Despite his exploration of the above topics, a book produced in 2018 titled Exploitation and Misrule in Colonial and Postcolonial Africa has been expository writing on the exploitation of Africa and Africans, this time not from the staple of predatory civilizations but the active participation of the African leaders. In all parts of the ex-colonized civilizations, Africa appears to be the most tormented with visionless leadership. That leaders beleaguer them without any business with leadership has increased their chances of underdevelopment as they have no clear-cut roadmap or blueprint for their collective development. It, therefore, seems from their very attitudes that they consider first the accumulation of public resources for their provincial interests. This has inevitably led to the maneuvering of their systems to assuage the leaders of the moral and ideological punishment they deserve for their unpatriotic engagement against their motherland.

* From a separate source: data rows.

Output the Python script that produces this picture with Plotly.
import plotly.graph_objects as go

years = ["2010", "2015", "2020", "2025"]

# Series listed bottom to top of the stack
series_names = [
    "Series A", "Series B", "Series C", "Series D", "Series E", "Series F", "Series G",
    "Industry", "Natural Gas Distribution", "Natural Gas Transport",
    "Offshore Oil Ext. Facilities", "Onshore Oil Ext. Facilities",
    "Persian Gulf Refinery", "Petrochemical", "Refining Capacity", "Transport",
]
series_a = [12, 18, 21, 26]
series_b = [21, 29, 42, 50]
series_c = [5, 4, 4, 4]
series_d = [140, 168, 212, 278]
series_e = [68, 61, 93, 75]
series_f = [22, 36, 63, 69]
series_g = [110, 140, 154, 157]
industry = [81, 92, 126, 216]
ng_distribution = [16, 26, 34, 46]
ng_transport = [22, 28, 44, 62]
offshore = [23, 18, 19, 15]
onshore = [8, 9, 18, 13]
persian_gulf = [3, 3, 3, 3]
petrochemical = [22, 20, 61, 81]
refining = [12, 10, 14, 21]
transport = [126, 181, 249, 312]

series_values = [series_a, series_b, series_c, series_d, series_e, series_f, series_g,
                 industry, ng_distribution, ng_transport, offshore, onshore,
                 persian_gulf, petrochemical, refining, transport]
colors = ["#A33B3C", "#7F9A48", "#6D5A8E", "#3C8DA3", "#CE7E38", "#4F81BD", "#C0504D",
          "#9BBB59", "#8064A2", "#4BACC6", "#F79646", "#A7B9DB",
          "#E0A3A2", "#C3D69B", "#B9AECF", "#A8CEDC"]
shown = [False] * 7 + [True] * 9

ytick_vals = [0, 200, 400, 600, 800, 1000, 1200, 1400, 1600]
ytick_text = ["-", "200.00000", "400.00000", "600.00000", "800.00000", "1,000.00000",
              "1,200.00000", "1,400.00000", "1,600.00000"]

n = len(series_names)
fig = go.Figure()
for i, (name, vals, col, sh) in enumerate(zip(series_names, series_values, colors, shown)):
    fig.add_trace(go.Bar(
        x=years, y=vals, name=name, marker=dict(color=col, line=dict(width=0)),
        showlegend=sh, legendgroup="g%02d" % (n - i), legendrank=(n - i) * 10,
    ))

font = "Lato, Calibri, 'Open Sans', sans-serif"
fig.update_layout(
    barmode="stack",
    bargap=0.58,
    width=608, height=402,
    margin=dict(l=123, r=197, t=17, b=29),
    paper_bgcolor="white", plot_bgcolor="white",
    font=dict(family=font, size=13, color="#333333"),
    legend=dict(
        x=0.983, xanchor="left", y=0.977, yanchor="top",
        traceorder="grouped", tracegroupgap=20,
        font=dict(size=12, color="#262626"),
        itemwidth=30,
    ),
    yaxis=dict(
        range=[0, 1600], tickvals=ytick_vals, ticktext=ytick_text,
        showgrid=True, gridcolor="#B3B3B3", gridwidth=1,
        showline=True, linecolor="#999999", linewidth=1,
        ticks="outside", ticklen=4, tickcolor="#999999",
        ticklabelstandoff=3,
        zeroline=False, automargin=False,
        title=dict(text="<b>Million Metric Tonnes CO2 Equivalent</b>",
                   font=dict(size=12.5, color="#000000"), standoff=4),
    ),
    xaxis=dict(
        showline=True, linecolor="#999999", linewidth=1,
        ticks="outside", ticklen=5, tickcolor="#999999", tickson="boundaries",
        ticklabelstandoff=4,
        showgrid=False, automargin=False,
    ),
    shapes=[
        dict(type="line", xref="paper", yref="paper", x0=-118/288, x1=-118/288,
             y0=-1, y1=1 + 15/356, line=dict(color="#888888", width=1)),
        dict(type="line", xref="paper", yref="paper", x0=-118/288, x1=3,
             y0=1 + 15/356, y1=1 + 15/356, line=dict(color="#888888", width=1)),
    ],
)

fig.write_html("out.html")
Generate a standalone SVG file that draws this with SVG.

An example is that African leaders expend fortunes to scuttle the process in almost all political circles so they would be favoured in the long run. And the question comes clearly to mind to what extent would an individual truly be ready to sacrifice when they are expected to offer selfless services? The irony in the idea that leaders are extravagant in Africa would therefore reveal reasons for continuing exploitation and misrule that is now characteristic of Africa.

These are part of Prof Falola’s pedigree which he will be bringing to the University of Pretoria to advance the frontiers of knowledge, improve visibility and internationalization for the African Centre for the Study of the United States, the Department of Political Sciences, the Faculty of Humanities and the University of Pretoria at large.